At the Paris Review, author Rumaan Alam discusses his suspenseful new book, Leave the World Behind, and the efficiency of genre writing. “I think there is a prevailing snobbery about writing horror or thriller, ‘genre fiction,’ that it’s fundamentally less serious. I don’t think that’s true. Because, in the end, it’s really about building a very efficient machine in order to achieve a very specific goal,” he says. “The author wants to make you quake. He wants to make you shiver. He wants to terrify you. Literary fiction is a genre all its own, with its own expectations and conventions, and the aim is less often to elicit that emotional response. It’s more often about doing something compelling on the level of language or style—it’s a different kind of endeavor.
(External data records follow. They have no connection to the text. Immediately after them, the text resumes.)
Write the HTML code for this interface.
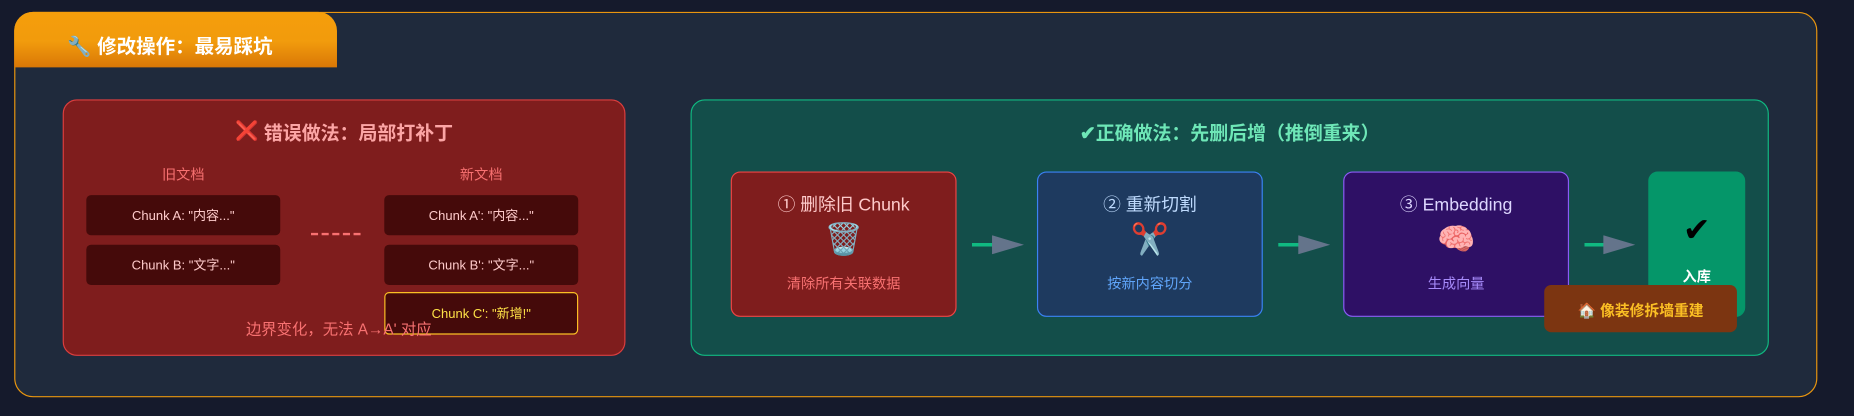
<!DOCTYPE html>
<html><head><meta charset="utf-8"><style>
*{margin:0;padding:0;box-sizing:border-box}
html,body{width:1854px;height:416px;overflow:hidden;background:#151a2c}
#w{position:absolute;left:0;top:0;width:1568px;height:352px;transform:scale(1.18240);transform-origin:0 0;font-family:"Liberation Sans","Noto Sans CJK SC",sans-serif}
.a{position:absolute}
.c{display:flex;align-items:center;justify-content:center;text-align:center}
.chunk{position:absolute;background:#450a0a;border-radius:4px;color:#fecaca;font-size:11px;width:164px;height:34px}
.step{position:absolute;top:145px;width:191px;height:123px;border-radius:8px;border:1.5px solid;flex-direction:column}
.step .t{font-size:15px;margin-top:-4px}
.step .i{font-size:26px;line-height:34px;margin:2px 0 12px}
.step .s{font-size:12px}
.arr{position:absolute;top:199px;width:44px;height:16px}
</style></head><body><div id="w">
<div class="a" style="left:12px;top:10px;width:1525px;height:326px;border:1.5px solid #e8950f;border-radius:16px;background:#1f2a3c"></div>
<div class="a" style="left:12px;top:10px;width:273px;height:47px;border-radius:16px 16px 0 0;background:linear-gradient(#f59e0b,#f29b0c 48%,#f29c0d 52%,#d97706)"></div>
<div class="a" style="left:57px;top:26px;color:#fff;font-weight:bold;font-size:16.5px">🔧 修改操作：最易踩坑</div>

<div class="a" style="left:53px;top:84px;width:476px;height:217px;background:#7f1d1d;border:1.5px solid #dc3e3e;border-radius:12px"></div>
<div class="a c" style="left:53px;top:99px;width:476px;color:#fca5a5;font-weight:bold;font-size:16px"><span style="color:#e01010">❌</span>&nbsp;错误做法：局部打补丁</div>
<div class="a c" style="left:73px;top:139px;width:164px;color:#f87171;font-size:12px">旧文档</div>
<div class="a c" style="left:325px;top:139px;width:164px;color:#f87171;font-size:12px">新文档</div>
<div class="chunk c" style="left:73px;top:165px">Chunk A: "内容..."</div>
<div class="chunk c" style="left:73px;top:207px">Chunk B: "文字..."</div>
<div class="chunk c" style="left:325px;top:165px">Chunk A': "内容..."</div>
<div class="chunk c" style="left:325px;top:207px">Chunk B': "文字..."</div>
<div class="chunk c" style="left:325px;top:247px;height:36px;border:1.5px solid #fbbf24;color:#fde047">Chunk C': "新增!"</div>
<svg class="a" style="left:263px;top:196px" width="42" height="4"><line x1="0" y1="2" x2="42" y2="2" stroke="#f87171" stroke-width="2" stroke-dasharray="6,3"/></svg>
<div class="a" style="left:208px;top:268px;color:#f87171;font-size:13px">边界变化，无法 A→A' 对应</div>

<div class="a" style="left:584px;top:84px;width:912px;height:217px;background:#134e4a;border:1.5px solid #10b981;border-radius:12px"></div>
<div class="a c" style="left:584px;top:99px;width:912px;color:#6ee7b7;font-weight:bold;font-size:16px">✔正确做法：先删后增（推倒重来）</div>
<div class="step c" style="left:618px;background:#7f1d1d;border-color:#ef4444"><div class="t" style="color:#fecaca">① 删除旧 Chunk</div><div class="i">🗑️</div><div class="s" style="color:#f87171">清除所有关联数据</div></div>
<div class="step c" style="left:877px;background:#1e3a5f;border-color:#3b82f6"><div class="t" style="color:#bfdbfe">② 重新切割</div><div class="i">✂️</div><div class="s" style="color:#60a5fa">按新内容切分</div></div>
<div class="step c" style="left:1136px;background:#2e1065;border-color:#8b5cf6"><div class="t" style="color:#ddd6fe">③ Embedding</div><div class="i">🧠</div><div class="s" style="color:#a78bfa">生成向量</div></div>
<div class="step c" style="left:1394px;width:82px;background:#059669;border-color:#059669"><div style="font-size:28px;color:#000;margin-top:6px;font-weight:bold;font-family:'DejaVu Sans',sans-serif">✔</div><div style="font-size:12px;color:#fff;margin-top:14px;font-weight:bold">入库</div></div>
<svg class="arr" style="left:822px"><line x1="0" y1="8" x2="18" y2="8" stroke="#10b981" stroke-width="3"/><polygon points="17,0 44,8 17,16" fill="#64748b"/></svg>
<svg class="arr" style="left:1081px"><line x1="0" y1="8" x2="18" y2="8" stroke="#10b981" stroke-width="3"/><polygon points="17,0 44,8 17,16" fill="#64748b"/></svg>
<svg class="arr" style="left:1340px"><line x1="0" y1="8" x2="18" y2="8" stroke="#10b981" stroke-width="3"/><polygon points="16,0 43,8 16,16" fill="#64748b"/></svg>
<div class="a c" style="left:1306px;top:241px;width:163px;height:40px;background:#7c3511;border-radius:6px;color:#fbbf24;font-weight:bold;font-size:12.5px">🏠 像装修拆墙重建</div>
</div></body></html>
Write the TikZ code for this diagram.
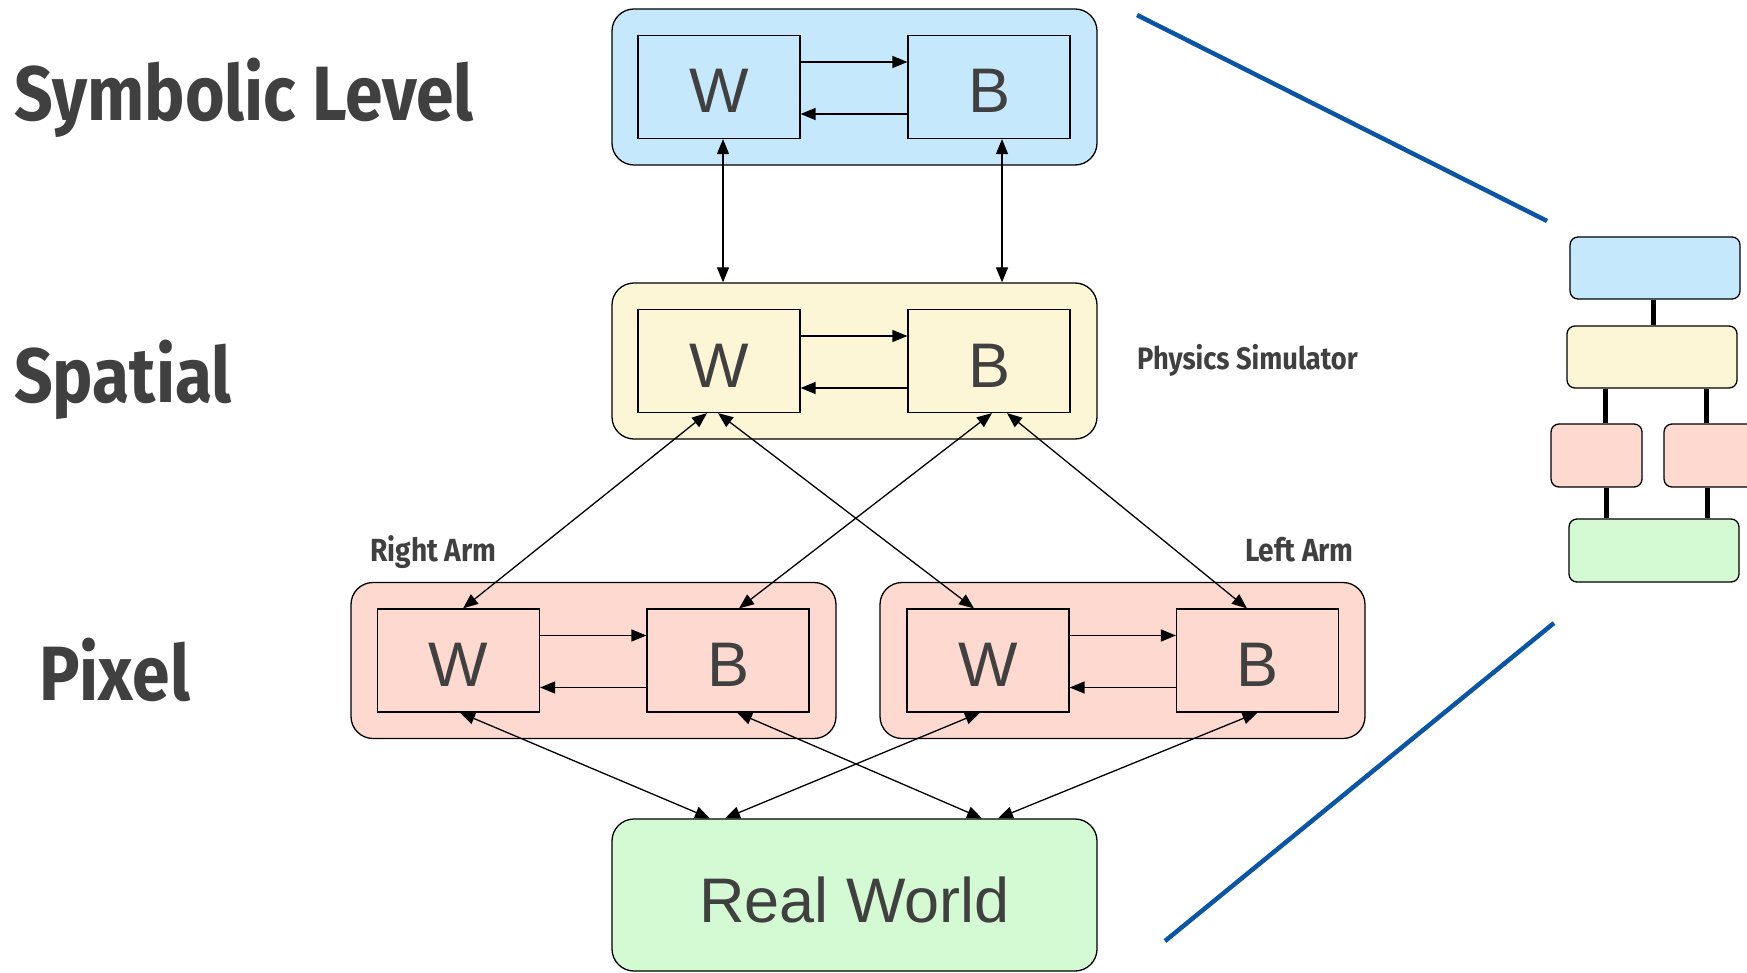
\documentclass[tikz,border=0pt]{standalone}
\usepackage{fontspec}
\setmainfont{Liberation Sans}
\newfontfamily\headfont{Fira Sans}[FakeStretch=0.88]
\usetikzlibrary{arrows.meta}
\definecolor{txt}{HTML}{404040}
\definecolor{cblue}{HTML}{C6E8FC}
\definecolor{cyellow}{HTML}{FDF6D6}
\definecolor{cpink}{HTML}{FDD9D0}
\definecolor{cgreen}{HTML}{D4FAD4}
\definecolor{lineblue}{HTML}{0A55A5}
\tikzset{
  outerbox/.style={draw=black, line width=1.3pt, rounded corners=22pt, minimum width=485pt, minimum height=156pt, inner sep=0pt},
  innerbox/.style={draw=black, line width=1.2pt, minimum width=162pt, minimum height=103pt, inner sep=0pt, text=txt, text height=52pt, text depth=0pt, font=\fontsize{63}{63}\selectfont},
  minibox/.style={draw=black, line width=1.3pt, rounded corners=8pt, inner sep=0pt},
  arr/.style={-{Triangle[length=15pt,width=12pt]}, line width=1.3pt},
  biarr/.style={{Triangle[length=15pt,width=12pt]}-{Triangle[length=15pt,width=12pt]}, line width=1.3pt},
  heading/.style={anchor=base west, inner sep=0pt, text=txt, font=\headfont\bfseries\fontsize{77}{77}\selectfont},
  sublabel/.style={anchor=base west, inner sep=0pt, text=txt, font=\headfont\bfseries\fontsize{31}{31}\selectfont},
  armlabel/.style={anchor=base west, inner sep=0pt, text=txt, font=\headfont\bfseries\fontsize{32}{32}\selectfont},
  thickline/.style={line width=5pt},
  zoomline/.style={draw=lineblue, line width=4.5pt}
}
\begin{document}
\begin{tikzpicture}[x=1pt,y=-1pt]
\clip (0,0) rectangle (1747,973);
\fill[white] (0,0) rectangle (1747,973);

% headings
\node[heading] (hsym) at (14,121) {Symbolic Level};
\node[heading] (hspa) at (14,402) {Spatial};
\node[heading] (hpix) at (39,700) {Pixel};
\node[sublabel] (lphys) at (1137,369) {Physics Simulator};
\node[armlabel] (lright) at (370,561) {Right Arm};
\node[armlabel] (lleft) at (1245,561) {Left Arm};

% symbolic level
\node[outerbox, fill=cblue] (symO) at (854.5,87) {};
\node[innerbox] (symW) at (719,87) {W};
\node[innerbox] (symB) at (989,87) {B};

% spatial level
\node[outerbox, fill=cyellow] (spaO) at (854.5,361) {};
\node[innerbox] (spaW) at (719,361) {W};
\node[innerbox] (spaB) at (989,361) {B};

% pixel level
\node[outerbox, fill=cpink] (pixL) at (593.5,660.5) {};
\node[innerbox] (plW) at (458.5,660.5) {W};
\node[innerbox] (plB) at (728,660.5) {B};
\node[outerbox, fill=cpink] (pixR) at (1122.5,660.5) {};
\node[innerbox] (prW) at (988,660.5) {W};
\node[innerbox] (prB) at (1257.5,660.5) {B};

% real world
\node[outerbox, fill=cgreen, minimum height=152pt, text=txt, text height=55pt, text depth=0pt, font=\fontsize{63}{63}\selectfont] (rw) at (854.5,895) {Real World};

% horizontal arrows inside boxes
\foreach \w/\b in {symW/symB, spaW/spaB, plW/plB, prW/prB}{
  \draw[arr] ([yshift=25pt]\w.east) -- ([yshift=25pt]\b.west);
  \draw[arr] ([yshift=-27pt]\b.west) -- ([yshift=-27pt]\w.east);
}

% symbolic <-> spatial
\draw[biarr] ([xshift=4pt]symW.south) -- ([xshift=4pt]symW.south |- spaO.north);
\draw[biarr] ([xshift=13pt]symB.south) -- ([xshift=13pt]symB.south |- spaO.north);

% spatial <-> pixel
\draw[biarr] ([xshift=-12pt]spaW.south) -- ([xshift=4.5pt]plW.north);
\draw[biarr] ([xshift=-1pt]spaW.south) -- ([xshift=-14pt]prW.north);
\draw[biarr] ([xshift=3pt]spaB.south) -- ([xshift=11pt]plB.north);
\draw[biarr] ([xshift=18pt]spaB.south) -- ([xshift=-10.5pt]prB.north);

% pixel <-> real world
\draw[biarr] ([xshift=1.5pt]plW.south) -- ([xshift=-144.5pt]rw.north);
\draw[biarr] ([xshift=-8pt]prW.south) -- ([xshift=-129.5pt]rw.north);
\draw[biarr] ([xshift=9pt]plB.south) -- ([xshift=127.5pt]rw.north);
\draw[biarr] (prB.south) -- ([xshift=143.5pt]rw.north);

% zoom lines
\coordinate (z1a) at (1137,15);
\coordinate (z1b) at (1547,221);
\coordinate (z2a) at (1165,941);
\coordinate (z2b) at (1554,623);
\draw[zoomline] (z1a) -- (z1b);
\draw[zoomline] (z2a) -- (z2b);

% mini diagram
\node[minibox, fill=cblue, minimum width=170pt, minimum height=62pt] (mb) at (1655,268) {};
\node[minibox, fill=cyellow, minimum width=170pt, minimum height=62pt] (my) at (1652,357) {};
\node[minibox, fill=cpink, minimum width=91pt, minimum height=63pt] (mpl) at (1596.5,455.5) {};
\node[minibox, fill=cpink, minimum width=96pt, minimum height=63pt] (mpr) at (1712,455.5) {};
\node[minibox, fill=cgreen, minimum width=170pt, minimum height=63pt] (mg) at (1654,550.5) {};
\coordinate (xa) at (1653,0);
\coordinate (xb) at (1605,0);
\coordinate (xc) at (1706,0);
\coordinate (xd) at (1606,0);
\coordinate (xe) at (1707,0);
\draw[thickline] (mb.south -| xa) -- (my.north -| xa);
\draw[thickline] (my.south -| xb) -- (mpl.north -| xb);
\draw[thickline] (my.south -| xc) -- (mpr.north -| xc);
\draw[thickline] (mpl.south -| xd) -- (mg.north -| xd);
\draw[thickline] (mpr.south -| xe) -- (mg.north -| xe);
\end{tikzpicture}
\end{document}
But I don’t think that means one is better than the other.”
Kory Stamper, one of the lexicographers responsible for Merriam-Webster’s dictionary, describes the pleasures and poetry to be found in the Third Edition’s “color definitions.” Take vermillion for example, which is listed as “a variable color averaging a vivid reddish orange that is redder, darker, and slightly stronger than chrome orange, redder and darker than golden poppy, and redder and lighter than international orange.” (Related: how colors got their names; who names colors what.)
After his death, fans of David Foster Wallace canonized him as a prophet, according him a degree of benevolence shared by almost no one in American letters. In New York Magazine, Christian Lorentzen argues that Wallace himself worried about this happening, and says he’d “probably be the last person to argue for his sainthood.” His essay pairs nicely with Jonathan Russell Clark on The David Foster Wallace Reader.